* [TO DO]
Lines that contain "React" are to be counted; give only their number.

* [SUPPLIED RECORDS]
---
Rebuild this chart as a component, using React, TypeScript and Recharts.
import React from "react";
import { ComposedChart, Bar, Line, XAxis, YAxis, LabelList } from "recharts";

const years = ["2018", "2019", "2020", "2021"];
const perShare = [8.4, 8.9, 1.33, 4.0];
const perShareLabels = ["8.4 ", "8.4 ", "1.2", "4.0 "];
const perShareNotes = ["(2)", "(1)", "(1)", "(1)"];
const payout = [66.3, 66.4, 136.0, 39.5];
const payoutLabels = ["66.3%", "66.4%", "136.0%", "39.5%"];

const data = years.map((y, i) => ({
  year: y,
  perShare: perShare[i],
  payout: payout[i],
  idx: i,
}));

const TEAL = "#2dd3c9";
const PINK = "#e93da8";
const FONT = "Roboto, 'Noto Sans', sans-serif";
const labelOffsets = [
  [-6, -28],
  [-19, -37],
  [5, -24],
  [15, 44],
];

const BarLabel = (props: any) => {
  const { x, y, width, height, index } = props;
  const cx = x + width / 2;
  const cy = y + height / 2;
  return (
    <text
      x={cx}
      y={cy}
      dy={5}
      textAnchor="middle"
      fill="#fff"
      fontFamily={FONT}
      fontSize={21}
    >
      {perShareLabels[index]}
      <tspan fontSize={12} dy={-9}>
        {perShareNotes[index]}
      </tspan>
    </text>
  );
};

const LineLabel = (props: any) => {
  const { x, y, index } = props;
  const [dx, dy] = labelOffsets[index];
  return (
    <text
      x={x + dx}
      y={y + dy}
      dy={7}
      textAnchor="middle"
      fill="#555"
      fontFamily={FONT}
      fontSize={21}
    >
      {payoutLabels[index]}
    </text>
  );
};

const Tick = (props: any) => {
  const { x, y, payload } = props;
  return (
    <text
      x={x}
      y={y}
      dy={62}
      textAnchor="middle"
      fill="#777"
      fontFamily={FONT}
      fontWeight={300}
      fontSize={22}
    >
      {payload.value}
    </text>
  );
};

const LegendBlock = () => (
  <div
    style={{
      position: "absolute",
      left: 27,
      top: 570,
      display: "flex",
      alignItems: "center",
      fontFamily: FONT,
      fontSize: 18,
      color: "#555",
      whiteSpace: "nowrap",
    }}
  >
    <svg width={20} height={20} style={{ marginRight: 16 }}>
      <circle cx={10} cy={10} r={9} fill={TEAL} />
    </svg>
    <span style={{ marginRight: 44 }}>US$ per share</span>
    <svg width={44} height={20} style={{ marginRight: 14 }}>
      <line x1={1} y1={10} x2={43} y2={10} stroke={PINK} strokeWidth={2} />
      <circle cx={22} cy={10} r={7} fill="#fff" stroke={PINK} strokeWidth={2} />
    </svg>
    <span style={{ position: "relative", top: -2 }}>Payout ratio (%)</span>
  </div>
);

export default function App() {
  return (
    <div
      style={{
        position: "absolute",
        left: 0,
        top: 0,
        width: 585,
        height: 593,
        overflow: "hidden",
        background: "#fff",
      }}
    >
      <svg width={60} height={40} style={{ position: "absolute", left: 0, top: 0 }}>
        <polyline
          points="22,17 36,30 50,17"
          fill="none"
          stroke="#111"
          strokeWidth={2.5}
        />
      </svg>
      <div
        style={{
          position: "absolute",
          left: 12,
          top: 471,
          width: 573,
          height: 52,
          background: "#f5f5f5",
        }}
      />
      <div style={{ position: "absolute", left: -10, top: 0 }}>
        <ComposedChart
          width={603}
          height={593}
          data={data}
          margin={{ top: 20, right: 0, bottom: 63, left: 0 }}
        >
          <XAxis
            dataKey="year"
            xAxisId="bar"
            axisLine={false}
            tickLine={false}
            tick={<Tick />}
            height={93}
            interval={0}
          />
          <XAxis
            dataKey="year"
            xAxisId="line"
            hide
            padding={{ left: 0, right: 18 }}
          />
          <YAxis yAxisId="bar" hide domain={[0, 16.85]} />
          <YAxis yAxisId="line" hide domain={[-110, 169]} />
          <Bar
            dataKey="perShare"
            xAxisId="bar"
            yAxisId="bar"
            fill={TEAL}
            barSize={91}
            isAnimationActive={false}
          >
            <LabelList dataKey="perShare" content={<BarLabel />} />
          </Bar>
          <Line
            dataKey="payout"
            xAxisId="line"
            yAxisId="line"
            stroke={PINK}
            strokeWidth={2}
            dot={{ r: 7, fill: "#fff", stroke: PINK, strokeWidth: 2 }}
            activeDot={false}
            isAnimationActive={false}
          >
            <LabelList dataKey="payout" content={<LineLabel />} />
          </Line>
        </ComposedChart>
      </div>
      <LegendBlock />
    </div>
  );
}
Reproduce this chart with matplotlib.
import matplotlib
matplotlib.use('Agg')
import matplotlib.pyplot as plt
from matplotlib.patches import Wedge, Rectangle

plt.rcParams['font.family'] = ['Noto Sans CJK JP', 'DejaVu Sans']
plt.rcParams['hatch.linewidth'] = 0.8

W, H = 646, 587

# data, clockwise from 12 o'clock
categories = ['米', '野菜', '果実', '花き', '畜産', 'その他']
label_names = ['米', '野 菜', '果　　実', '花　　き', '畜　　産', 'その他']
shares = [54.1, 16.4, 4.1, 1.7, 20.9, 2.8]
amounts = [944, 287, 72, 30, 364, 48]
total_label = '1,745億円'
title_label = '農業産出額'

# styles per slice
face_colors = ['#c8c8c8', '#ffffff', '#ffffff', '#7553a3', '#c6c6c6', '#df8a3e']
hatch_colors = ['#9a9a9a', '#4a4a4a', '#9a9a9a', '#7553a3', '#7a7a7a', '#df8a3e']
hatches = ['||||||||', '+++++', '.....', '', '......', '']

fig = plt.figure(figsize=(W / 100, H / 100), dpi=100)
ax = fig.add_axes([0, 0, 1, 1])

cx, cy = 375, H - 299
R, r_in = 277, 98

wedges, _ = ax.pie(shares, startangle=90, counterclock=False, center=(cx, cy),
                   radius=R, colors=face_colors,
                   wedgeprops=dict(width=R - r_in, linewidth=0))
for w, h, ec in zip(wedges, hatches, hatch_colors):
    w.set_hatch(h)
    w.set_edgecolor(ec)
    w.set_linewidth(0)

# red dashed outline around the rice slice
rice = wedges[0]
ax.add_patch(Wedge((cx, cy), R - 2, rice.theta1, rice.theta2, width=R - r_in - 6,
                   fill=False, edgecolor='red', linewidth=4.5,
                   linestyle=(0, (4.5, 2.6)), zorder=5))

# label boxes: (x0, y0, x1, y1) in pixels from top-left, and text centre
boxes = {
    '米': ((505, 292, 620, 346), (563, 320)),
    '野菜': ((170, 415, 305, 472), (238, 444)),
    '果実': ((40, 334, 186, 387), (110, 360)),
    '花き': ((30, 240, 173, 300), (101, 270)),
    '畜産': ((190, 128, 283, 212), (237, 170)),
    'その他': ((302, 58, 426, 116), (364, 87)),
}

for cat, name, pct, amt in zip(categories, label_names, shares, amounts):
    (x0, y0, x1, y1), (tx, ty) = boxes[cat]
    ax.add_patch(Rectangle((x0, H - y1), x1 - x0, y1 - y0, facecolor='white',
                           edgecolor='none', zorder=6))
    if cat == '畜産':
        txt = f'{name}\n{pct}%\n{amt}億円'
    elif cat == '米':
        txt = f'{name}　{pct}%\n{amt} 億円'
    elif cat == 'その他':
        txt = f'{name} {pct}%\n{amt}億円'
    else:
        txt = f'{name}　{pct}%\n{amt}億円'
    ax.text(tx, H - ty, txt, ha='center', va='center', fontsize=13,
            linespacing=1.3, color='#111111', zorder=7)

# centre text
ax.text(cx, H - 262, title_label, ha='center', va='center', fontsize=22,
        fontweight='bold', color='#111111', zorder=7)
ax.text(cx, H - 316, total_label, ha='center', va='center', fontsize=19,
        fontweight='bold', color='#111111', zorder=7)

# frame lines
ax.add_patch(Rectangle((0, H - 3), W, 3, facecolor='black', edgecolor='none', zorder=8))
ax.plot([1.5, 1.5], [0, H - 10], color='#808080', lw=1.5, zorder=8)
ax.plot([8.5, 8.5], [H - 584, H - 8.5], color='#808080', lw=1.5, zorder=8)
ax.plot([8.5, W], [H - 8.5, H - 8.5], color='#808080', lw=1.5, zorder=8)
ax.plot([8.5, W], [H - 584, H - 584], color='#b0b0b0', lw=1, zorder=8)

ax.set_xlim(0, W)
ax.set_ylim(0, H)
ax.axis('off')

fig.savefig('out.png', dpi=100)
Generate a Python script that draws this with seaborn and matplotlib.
---
* [ANSWER IN FULL]
2